— WORK REQUIRED —
Below is a listing to transcribe in full and exactly; keep the pictures out.

— INFORMATION SUPPLIED —
◆ ◆ ◆

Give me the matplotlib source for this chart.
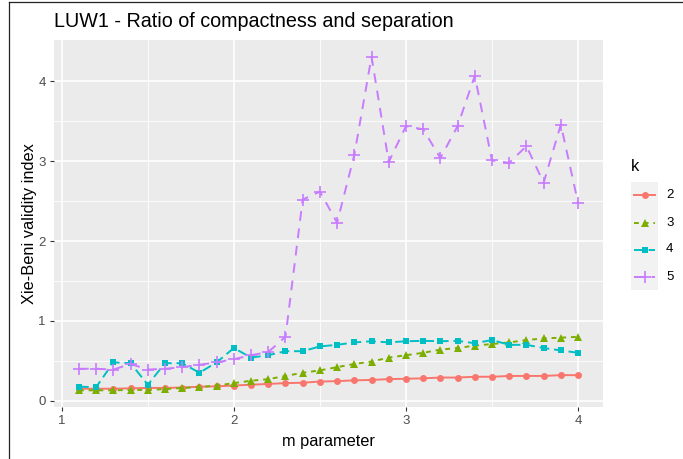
import matplotlib
matplotlib.use("Agg")
import matplotlib.pyplot as plt
from matplotlib.lines import Line2D
import numpy as np

plt.rcParams["font.family"] = ["Liberation Sans", "DejaVu Sans"]

# m parameter values and Xie-Beni index per number of clusters k
m_values = [1.1, 1.2, 1.3, 1.4, 1.5, 1.6, 1.7, 1.8, 1.9, 2.0,
            2.1, 2.2, 2.3, 2.4, 2.5, 2.6, 2.7, 2.8, 2.9, 3.0,
            3.1, 3.2, 3.3, 3.4, 3.5, 3.6, 3.7, 3.8, 3.9, 4.0]
xb_k2 = [0.15, 0.15, 0.15, 0.155, 0.16, 0.16, 0.165, 0.175, 0.18, 0.19,
         0.20, 0.21, 0.22, 0.225, 0.24, 0.245, 0.255, 0.26, 0.27, 0.275,
         0.28, 0.29, 0.29, 0.30, 0.30, 0.31, 0.31, 0.31, 0.32, 0.32]
xb_k3 = [0.13, 0.13, 0.13, 0.135, 0.135, 0.145, 0.16, 0.17, 0.19, 0.22,
         0.25, 0.27, 0.31, 0.35, 0.38, 0.42, 0.46, 0.49, 0.54, 0.57,
         0.60, 0.64, 0.66, 0.69, 0.71, 0.73, 0.76, 0.78, 0.79, 0.80]
xb_k4 = [0.175, 0.17, 0.48, 0.47, 0.20, 0.47, 0.47, 0.35, 0.48, 0.66,
         0.54, 0.57, 0.62, 0.62, 0.68, 0.70, 0.73, 0.745, 0.73, 0.745,
         0.75, 0.745, 0.75, 0.72, 0.76, 0.70, 0.70, 0.66, 0.63, 0.60]
xb_k5 = [0.40, 0.40, 0.39, 0.46, 0.39, 0.40, 0.42, 0.45, 0.48, 0.52,
         0.57, 0.61, 0.80, 2.52, 2.62, 2.23, 3.08, 4.31, 2.99, 3.44,
         3.40, 3.04, 3.44, 4.07, 3.01, 2.98, 3.19, 2.73, 3.46, 2.48]

k_labels = ["2", "3", "4", "5"]
series = [xb_k2, xb_k3, xb_k4, xb_k5]
colors = ["#F8766D", "#7CAE00", "#00BFC4", "#C77CFF"]
markers = ["o", "^", "s", "+"]
msizes = [5, 6, 5, 8]
dashes = [None, (2.5, 2.5), (5, 2.5), (5, 4)]

W, H = 683, 459
fig = plt.figure(figsize=(W / 100, H / 100), dpi=100)

# panel placement (pixels)
pl, pr, pt, pb = 54, 603, 40, 407
ax = fig.add_axes([pl / W, 1 - pb / H, (pr - pl) / W, (pb - pt) / H])
ax.set_facecolor("#EBEBEB")

for vals, col, mk, ms, ds in zip(series, colors, markers, msizes, dashes):
    line, = ax.plot(m_values, vals, color=col, lw=1.4, marker=mk, ms=ms,
                    mew=1.2 if mk == "+" else 0, mec=col)
    if ds is not None:
        line.set_dashes(ds)

allv = np.concatenate([np.array(s) for s in series])
ymin, ymax = allv.min(), allv.max()
ey = (ymax - ymin) * 0.05
ax.set_ylim(ymin - ey, ymax + ey)
xmin, xmax = min(m_values), max(m_values)
ex = (xmax - xmin) * 0.05
ax.set_xlim(xmin - ex, xmax + ex)

ax.set_xticks([1, 2, 3, 4])
ax.set_yticks([0, 1, 2, 3, 4])
ax.set_xticks([1.5, 2.5, 3.5], minor=True)
ax.set_yticks([0.5, 1.5, 2.5, 3.5], minor=True)
ax.grid(True, which="major", color="white", lw=1.2)
ax.grid(True, which="minor", color="white", lw=0.6)
ax.set_axisbelow(True)
for s in ax.spines.values():
    s.set_visible(False)
ax.tick_params(which="major", length=3, width=0.8, color="#333333",
               labelsize=9.5, labelcolor="#4D4D4D", pad=3)
ax.tick_params(which="minor", length=0)

ax.set_xlabel("m parameter", fontsize=11.8, labelpad=5)
ax.set_ylabel("Xie-Beni validity index", fontsize=11.8, labelpad=1)

fig.text(pl / W, 1 - 27 / H, "LUW1 - Ratio of compactness and separation",
         fontsize=14.2, va="baseline", ha="left")

# legend drawn as small key panel
kl, kr, kt, kb = 631, 658, 182, 290
lax = fig.add_axes([kl / W, 1 - kb / H, (kr - kl) / W, (kb - kt) / H])
lax.set_facecolor("#F2F2F2")
lax.set_xlim(0, 1)
lax.set_ylim(0, len(k_labels))
lax.set_xticks([])
lax.set_yticks([])
for s in lax.spines.values():
    s.set_visible(False)
for i, (lab, col, mk, ms, ds) in enumerate(zip(k_labels, colors, markers, msizes, dashes)):
    yy = len(k_labels) - 0.5 - i
    ln, = lax.plot([0.1, 0.9], [yy, yy], color=col, lw=1.4)
    if ds is not None:
        ln.set_dashes(ds)
    lax.plot([0.5], [yy], color=col, marker=mk, ms=ms,
             mew=1.2 if mk == "+" else 0, mec=col)
    lax.text(1.3, yy, lab, fontsize=9.5, va="center", ha="left",
             clip_on=False, color="black")
fig.text(kl / W, 1 - 171 / H, "k", fontsize=11.8, va="baseline", ha="left")

# screenshot frame lines
fig.add_artist(Line2D([9 / W, 9 / W], [0, 1 - 1.5 / H], color="#222222", lw=0.9))
fig.add_artist(Line2D([9 / W, 1], [1 - 1.5 / H, 1 - 1.5 / H], color="#222222", lw=0.9))

fig.savefig("out.png", dpi=100)
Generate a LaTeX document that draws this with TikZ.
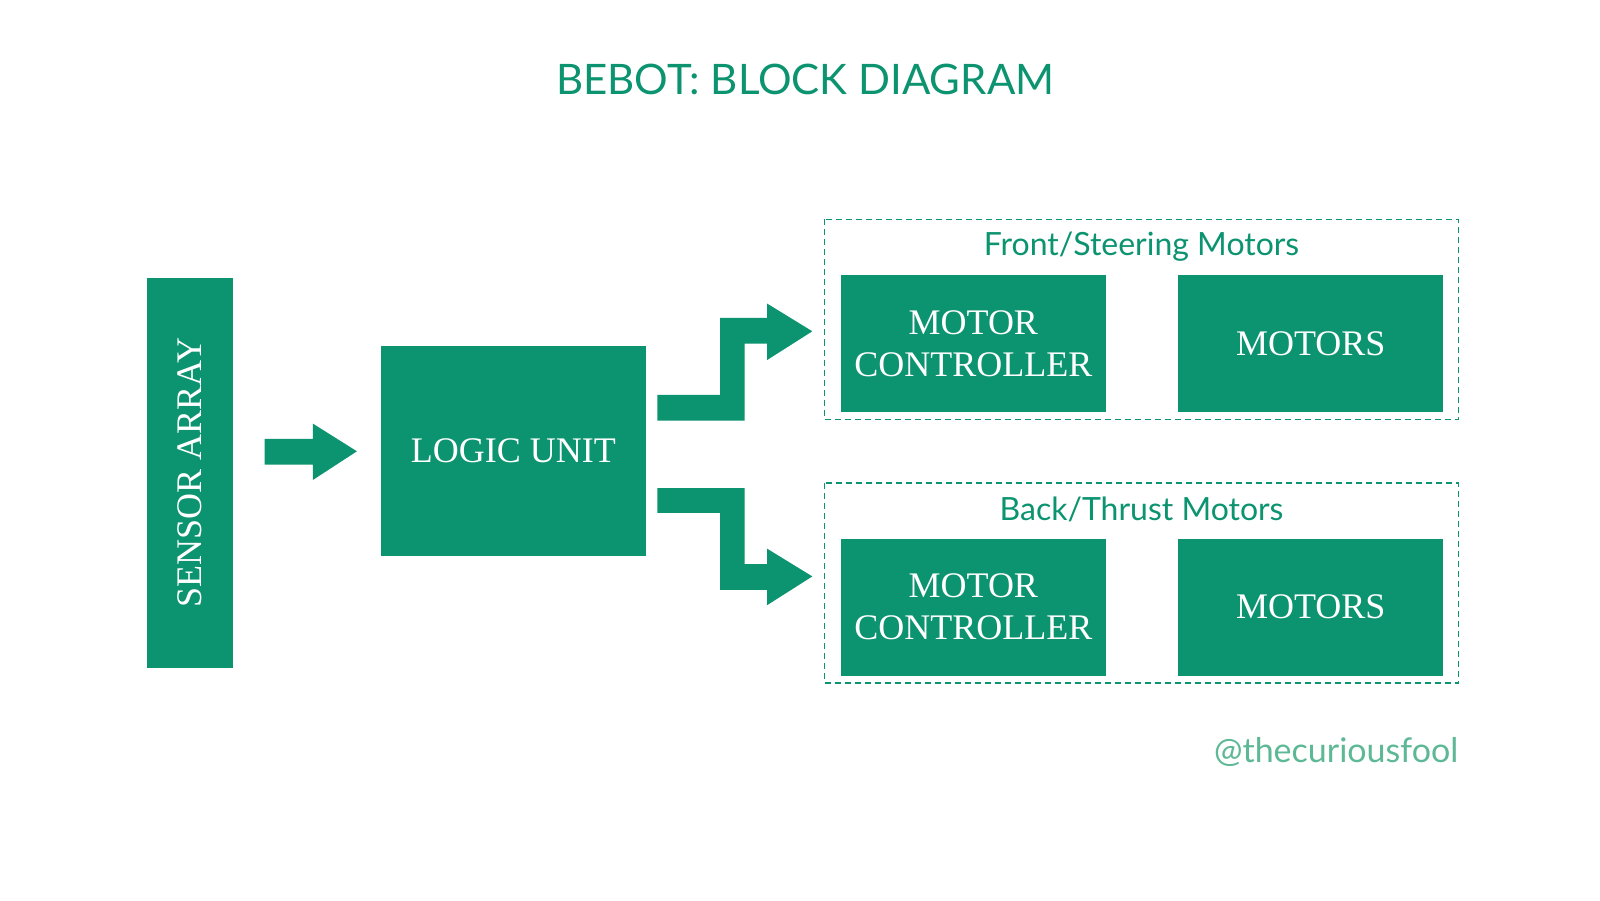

◆ ◆ ◆

— CORRECT RESPONSE —
Give me the matplotlib source for this chart.
import matplotlib
matplotlib.use("Agg")
import matplotlib.pyplot as plt
from matplotlib.lines import Line2D
import numpy as np

plt.rcParams["font.family"] = ["Liberation Sans", "DejaVu Sans"]

# m parameter values and Xie-Beni index per number of clusters k
m_values = [1.1, 1.2, 1.3, 1.4, 1.5, 1.6, 1.7, 1.8, 1.9, 2.0,
            2.1, 2.2, 2.3, 2.4, 2.5, 2.6, 2.7, 2.8, 2.9, 3.0,
            3.1, 3.2, 3.3, 3.4, 3.5, 3.6, 3.7, 3.8, 3.9, 4.0]
xb_k2 = [0.15, 0.15, 0.15, 0.155, 0.16, 0.16, 0.165, 0.175, 0.18, 0.19,
         0.20, 0.21, 0.22, 0.225, 0.24, 0.245, 0.255, 0.26, 0.27, 0.275,
         0.28, 0.29, 0.29, 0.30, 0.30, 0.31, 0.31, 0.31, 0.32, 0.32]
xb_k3 = [0.13, 0.13, 0.13, 0.135, 0.135, 0.145, 0.16, 0.17, 0.19, 0.22,
         0.25, 0.27, 0.31, 0.35, 0.38, 0.42, 0.46, 0.49, 0.54, 0.57,
         0.60, 0.64, 0.66, 0.69, 0.71, 0.73, 0.76, 0.78, 0.79, 0.80]
xb_k4 = [0.175, 0.17, 0.48, 0.47, 0.20, 0.47, 0.47, 0.35, 0.48, 0.66,
         0.54, 0.57, 0.62, 0.62, 0.68, 0.70, 0.73, 0.745, 0.73, 0.745,
         0.75, 0.745, 0.75, 0.72, 0.76, 0.70, 0.70, 0.66, 0.63, 0.60]
xb_k5 = [0.40, 0.40, 0.39, 0.46, 0.39, 0.40, 0.42, 0.45, 0.48, 0.52,
         0.57, 0.61, 0.80, 2.52, 2.62, 2.23, 3.08, 4.31, 2.99, 3.44,
         3.40, 3.04, 3.44, 4.07, 3.01, 2.98, 3.19, 2.73, 3.46, 2.48]

k_labels = ["2", "3", "4", "5"]
series = [xb_k2, xb_k3, xb_k4, xb_k5]
colors = ["#F8766D", "#7CAE00", "#00BFC4", "#C77CFF"]
markers = ["o", "^", "s", "+"]
msizes = [5, 6, 5, 8]
dashes = [None, (2.5, 2.5), (5, 2.5), (5, 4)]

W, H = 683, 459
fig = plt.figure(figsize=(W / 100, H / 100), dpi=100)

# panel placement (pixels)
pl, pr, pt, pb = 54, 603, 40, 407
ax = fig.add_axes([pl / W, 1 - pb / H, (pr - pl) / W, (pb - pt) / H])
ax.set_facecolor("#EBEBEB")

for vals, col, mk, ms, ds in zip(series, colors, markers, msizes, dashes):
    line, = ax.plot(m_values, vals, color=col, lw=1.4, marker=mk, ms=ms,
                    mew=1.2 if mk == "+" else 0, mec=col)
    if ds is not None:
        line.set_dashes(ds)

allv = np.concatenate([np.array(s) for s in series])
ymin, ymax = allv.min(), allv.max()
ey = (ymax - ymin) * 0.05
ax.set_ylim(ymin - ey, ymax + ey)
xmin, xmax = min(m_values), max(m_values)
ex = (xmax - xmin) * 0.05
ax.set_xlim(xmin - ex, xmax + ex)

ax.set_xticks([1, 2, 3, 4])
ax.set_yticks([0, 1, 2, 3, 4])
ax.set_xticks([1.5, 2.5, 3.5], minor=True)
ax.set_yticks([0.5, 1.5, 2.5, 3.5], minor=True)
ax.grid(True, which="major", color="white", lw=1.2)
ax.grid(True, which="minor", color="white", lw=0.6)
ax.set_axisbelow(True)
for s in ax.spines.values():
    s.set_visible(False)
ax.tick_params(which="major", length=3, width=0.8, color="#333333",
               labelsize=9.5, labelcolor="#4D4D4D", pad=3)
ax.tick_params(which="minor", length=0)

ax.set_xlabel("m parameter", fontsize=11.8, labelpad=5)
ax.set_ylabel("Xie-Beni validity index", fontsize=11.8, labelpad=1)

fig.text(pl / W, 1 - 27 / H, "LUW1 - Ratio of compactness and separation",
         fontsize=14.2, va="baseline", ha="left")

# legend drawn as small key panel
kl, kr, kt, kb = 631, 658, 182, 290
lax = fig.add_axes([kl / W, 1 - kb / H, (kr - kl) / W, (kb - kt) / H])
lax.set_facecolor("#F2F2F2")
lax.set_xlim(0, 1)
lax.set_ylim(0, len(k_labels))
lax.set_xticks([])
lax.set_yticks([])
for s in lax.spines.values():
    s.set_visible(False)
for i, (lab, col, mk, ms, ds) in enumerate(zip(k_labels, colors, markers, msizes, dashes)):
    yy = len(k_labels) - 0.5 - i
    ln, = lax.plot([0.1, 0.9], [yy, yy], color=col, lw=1.4)
    if ds is not None:
        ln.set_dashes(ds)
    lax.plot([0.5], [yy], color=col, marker=mk, ms=ms,
             mew=1.2 if mk == "+" else 0, mec=col)
    lax.text(1.3, yy, lab, fontsize=9.5, va="center", ha="left",
             clip_on=False, color="black")
fig.text(kl / W, 1 - 171 / H, "k", fontsize=11.8, va="baseline", ha="left")

# screenshot frame lines
fig.add_artist(Line2D([9 / W, 9 / W], [0, 1 - 1.5 / H], color="#222222", lw=0.9))
fig.add_artist(Line2D([9 / W, 1], [1 - 1.5 / H, 1 - 1.5 / H], color="#222222", lw=0.9))

fig.savefig("out.png", dpi=100)
Generate a LaTeX document that draws this with TikZ.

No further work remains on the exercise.